Vestire un paziente dopo un intervento chirurgico può essere un compito estremamente dispendioso in termini di tempo per il personale sanitario, soprattutto quando si tratta di pazienti disabili. Ora all’Imperial College di Londra un assistente infermieristico piuttosto unico sta iniziando a mettere camici ai pazienti: è un robot progettato per svolgere la funzione di vestizione.
La ricerca è stata recentemente pubblicata sulla rivista Science Robotics.
Un robot che aiuta a vestire
“I robot assistenti hanno il potenziale per aiutare gli individui con disabilità a svolgere diverse attività della vita quotidiana, come ad esempio vestirsi”, leggo dallo studio. Un telaio mobile sostiene due braccia “intelligenti” che hanno già completato con ottimi risultati oltre 200 test.
La sfida era quella di vestire il paziente (per ora un manichino) con un camice: la percentuale di successo è stata del 90,5%. E può solo migliorare.
Non pensate sia stato facile, peraltro: un processo del genere richiede ancora diversi passaggi complicati per un robot. Bisogna maneggiare il tessuto, un elemento deformabile che cambia taglia in base alla corporatura della persona da vestire. Il robot deve riconoscere anche il lato buono del capo: non si tratta di mettere un camice su una sedia, ma su una persona.
Come fa?
I ricercatori hanno sviluppato una procedura funzionale per “aiutare” il robot a svolgere il suo compito di vestire i pazienti. Fase uno, il robot afferra l’indumento appeso a una ringhiera. A quel punto lo apre completamente e si gira intorno al letto. Fase due, solleva le braccia dell’utente da vestire. In sintesi, il “segreto” del robot è che si concentra sui punti da afferrare piuttosto che sul comportamento del tessuto.
Per Mehmet Dogar, dell’Università di Leeds, questo è sicuramente l’approccio migliore. Spiega: “Quando indossi la tua maglietta, mettendo la mano lungo la manica, non sai esattamente dove sia il resto dell’indumento, vero?” Il robot, prima di tentare di vestire un manichino, è stato addestrato con simulazioni al computer. È stata utilizzata una rete neurale in modo da fargli comprendere le diverse configurazioni. In altre parole, i ricercatori hanno confrontato moltissimi scenari di “vestizione” per addestrare il robot.

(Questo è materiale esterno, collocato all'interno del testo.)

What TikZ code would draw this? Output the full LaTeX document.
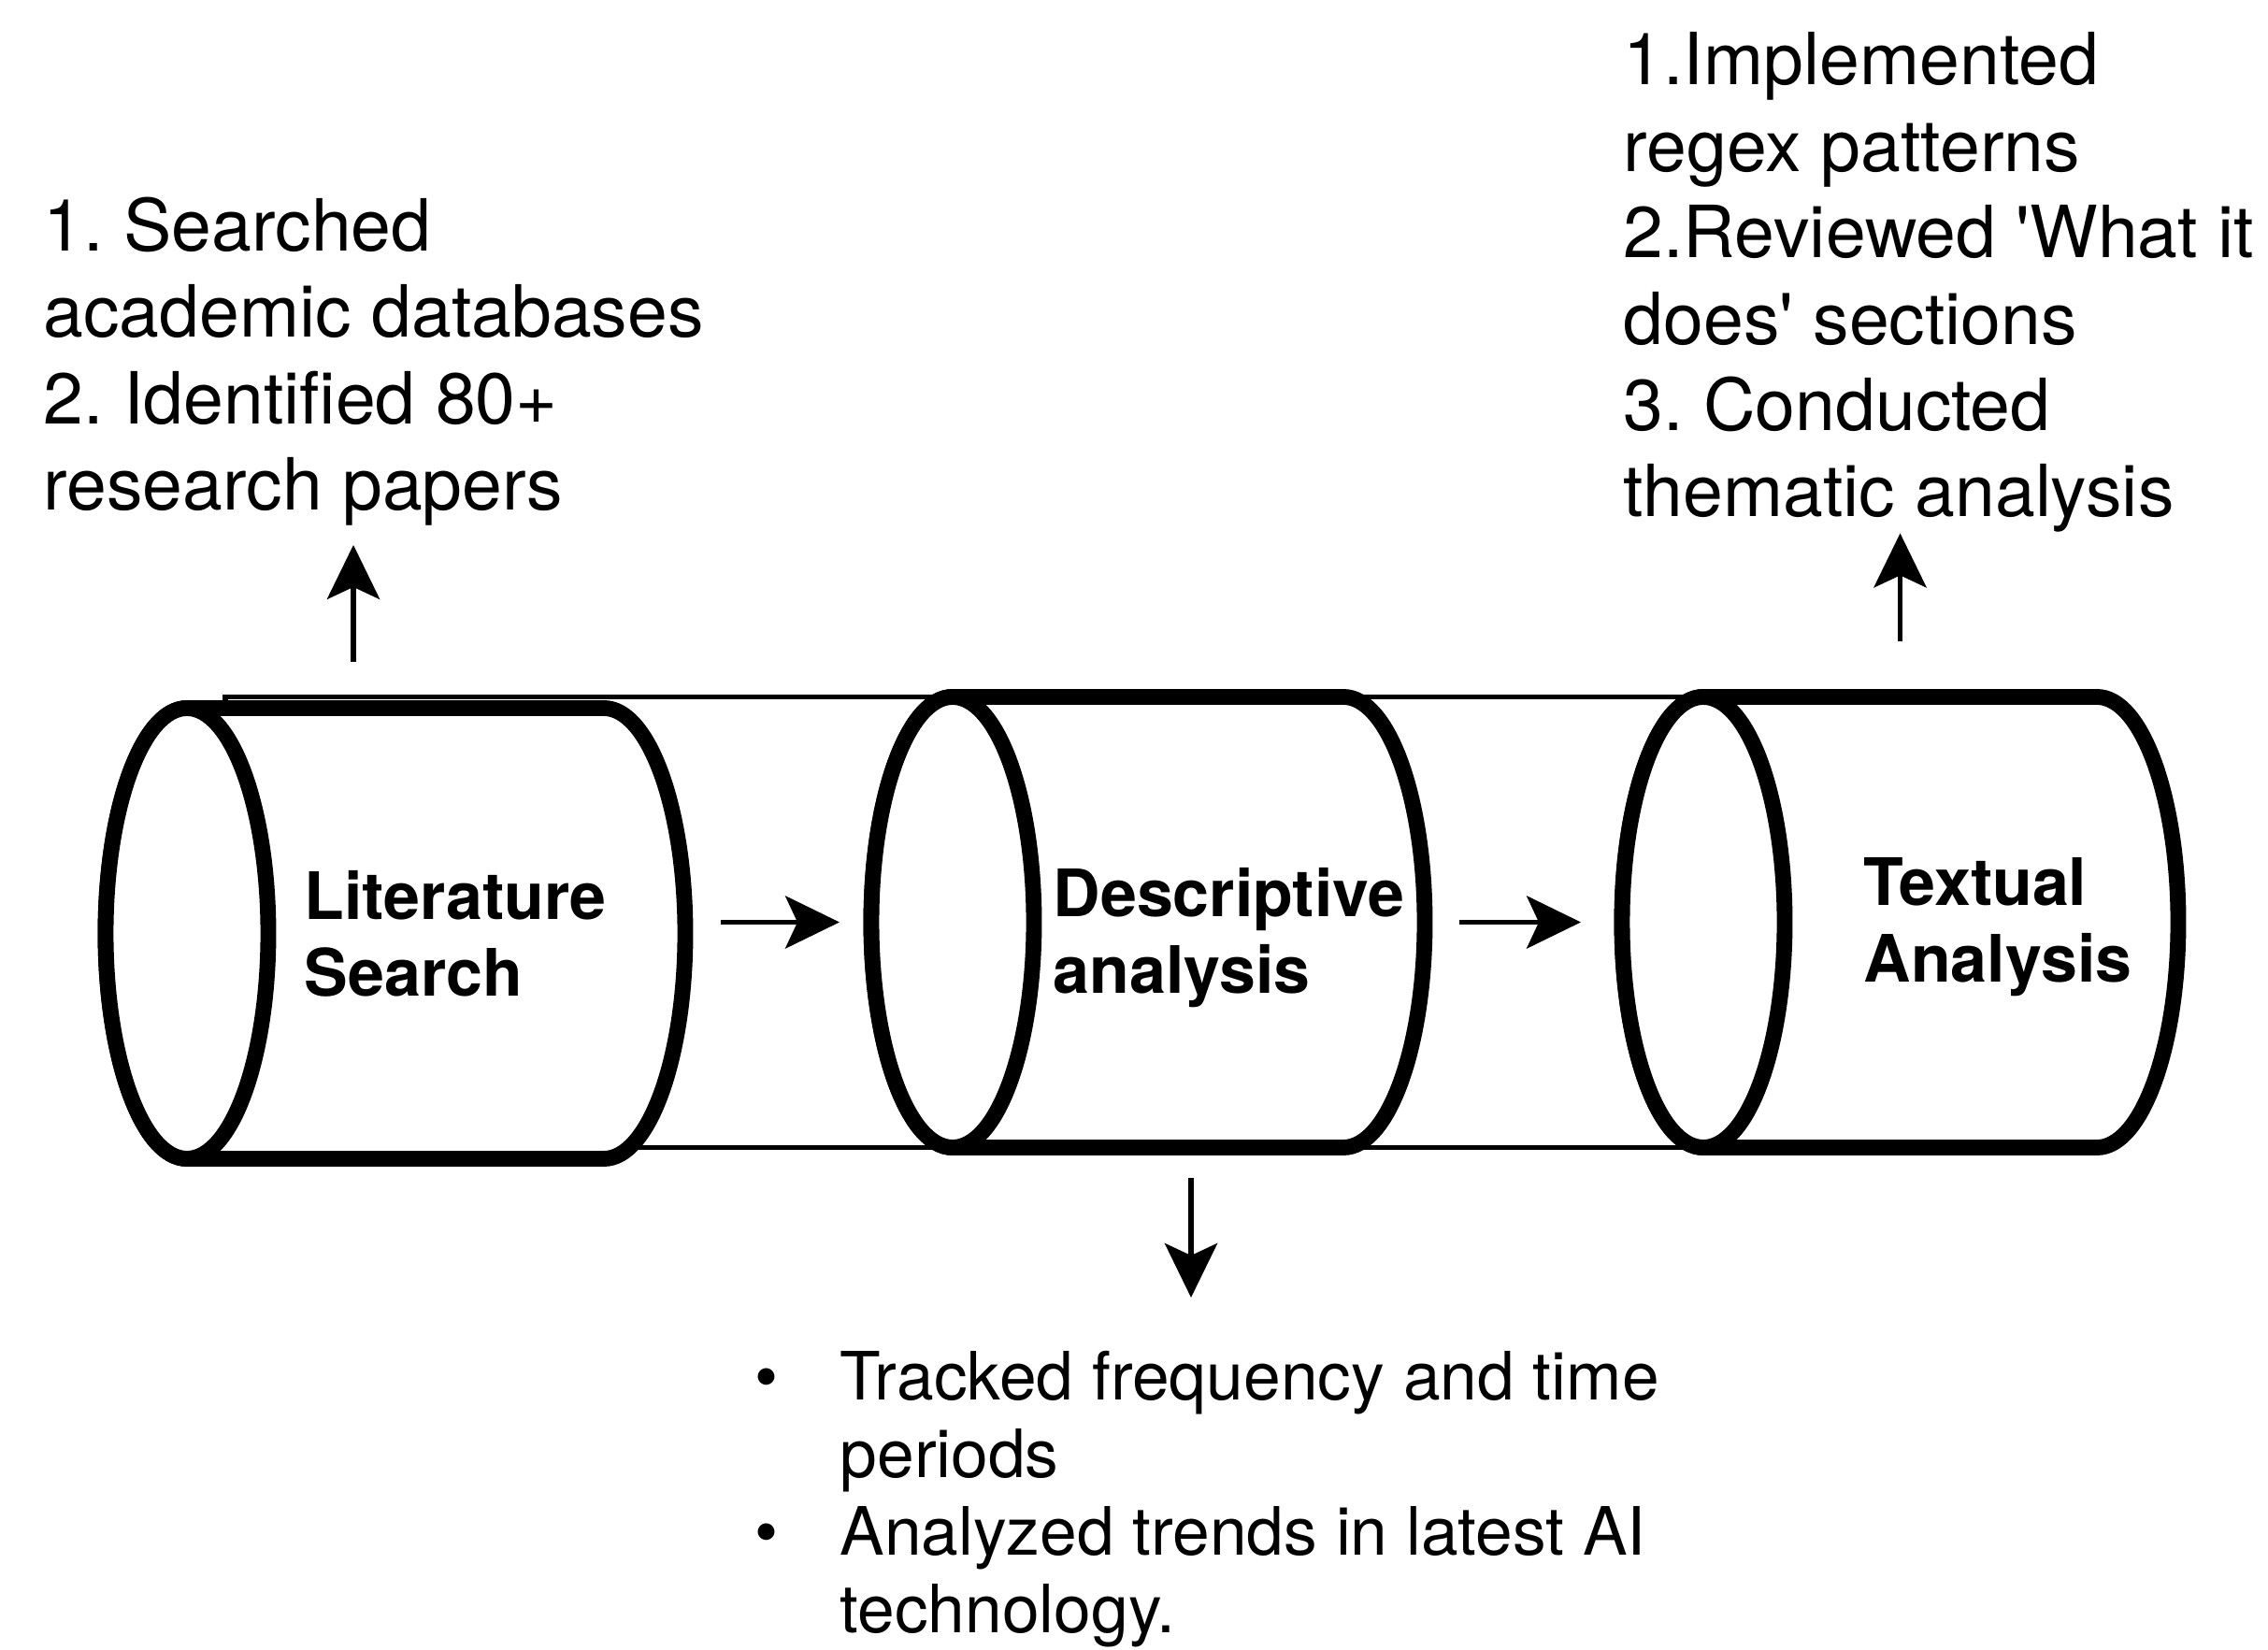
\documentclass[tikz,border=0pt]{standalone}
\usepackage{fontspec}
\setmainfont{TeX Gyre Heros}
\frenchspacing
\usetikzlibrary{positioning, arrows.meta}
\newcommand{\caprx}{0.87cm}
\newcommand{\capry}{2.41cm}
\tikzset{
    stage/.style = {
        rectangle, inner sep = 0pt, outer sep = 0pt,
        minimum height = 4.82cm
    },
    rim/.style = {line width = 4.8pt, line join = round, fill = white},
    stagetext/.style = {
        align = left, inner sep = 0pt, anchor = north west,
        font = \bfseries\fontsize{19.9}{23.3}\selectfont
    },
    note/.style = {
        align = left, inner sep = 0pt, anchor = north west,
        font = \fontsize{21.9}{26.3}\selectfont
    },
    flow/.style = {line width = 1.5pt, -{Stealth[length=16.5pt, width=16pt, inset=3.7pt]}},
    tube/.style = {line width = 1.5pt}
}
\begin{document}
\begin{tikzpicture}
\useasboundingbox (0,0) rectangle (24.26,17.64);

                % Stages (body between the two cap centres)
                \node[stage, minimum width = 4.46cm] (lit) at (4.23,7.655) {};
                \node[stage, minimum width = 4.18cm] (desc) at (12.28,7.775) {};
                \node[stage, minimum width = 4.21cm] (txt) at (20.325,7.775) {};

                % Tube behind the stages
                \draw[tube] ([xshift = -18.2mm]lit.center |- desc.north) rectangle (txt.center |- desc.south);

                % Cylinders
                \foreach \n in {lit, desc, txt} {
                    \filldraw[rim] (\n.north west) -- (\n.north east)
                        arc[start angle = 90, end angle = -90, x radius = \caprx, y radius = \capry]
                        -- (\n.south west)
                        arc[start angle = 270, end angle = 90, x radius = \caprx, y radius = \capry] -- cycle;
                    \draw[rim] (\n.west) ellipse[x radius = \caprx, y radius = \capry];
                }

                \node[stagetext] (littext) at (3.25,8.33) {Literature\\Search};
                \node[stagetext] (desctext) at (11.26,8.36) {Descriptive\\analysis};
                \node[stagetext] (txttext) at (19.93,8.47) {Textual\\Analysis};

                % Notes
                \node[note] (litnote) at (0.46,15.54) {1. Searched\\academic databases\\2. Identified 80+\\research papers};
                \node[note] (txtnote) at (17.36,17.30) {1.Implemented\\regex patterns\\2.Reviewed \textquotesingle What it\\does\textquotesingle{} sections\\3. Conducted\\thematic analysis};
                \node[inner sep = 0pt, anchor = base west, font = \fontsize{20.3}{23.7}\selectfont] (descnote) at (8.07,2.67) {%
                    \begin{tabular}[t]{@{}l@{\hspace{0.66cm}}l@{}}
                        \textbullet & Tracked frequency and time\\
                                    & periods\\
                        \textbullet & Analyzed trends in latest AI\\
                                    & technology.
                    \end{tabular}};

                \coordinate (litup) at ([xshift = -4.5mm]lit.north);
                \coordinate (descdown) at ([xshift = 4.6mm]desc.south);

                \draw[flow, shorten <= 12.5mm, shorten >= 12.1mm] (desc.west -| lit.east) -- (desc.west);
                \draw[flow, shorten <= 12.4mm, shorten >= 13.1mm] (desc.east) -- (desc.east -| txt.west);
                \draw[flow, shorten <= 4.95mm, shorten >= 2mm] (litup) -- (litup |- litnote.south);
                \draw[flow, shorten <= 5.9mm] (txt.north) -- (txt.north |- txtnote.south);
                \draw[flow, shorten <= 3.3mm, shorten >= 5mm] (descdown) -- (descdown |- descnote.north);

\end{tikzpicture}
\end{document}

Quale futuro per questo robot?
Mehmet Dogar non pensa che questo robot possa invadere i nostri ospedali: in fondo è destinato ad un solo compito, ed è molto, molto meno efficiente di un caregiver umano. Rischierebbe persino di far perdere tempo al personale, dal momento che il suo tasso di successo non raggiunge ancora il 100%.
Semmai, questo robot è il punto di partenza per la ricerca futura. L’obiettivo va oltre l’azione di vestire i pazienti: è quello di aiutare l’ambiente ospedaliero a svolgere compiti che richiedono tempo, per consentire agli operatori sanitari di dedicare più tempo di qualità ai pazienti.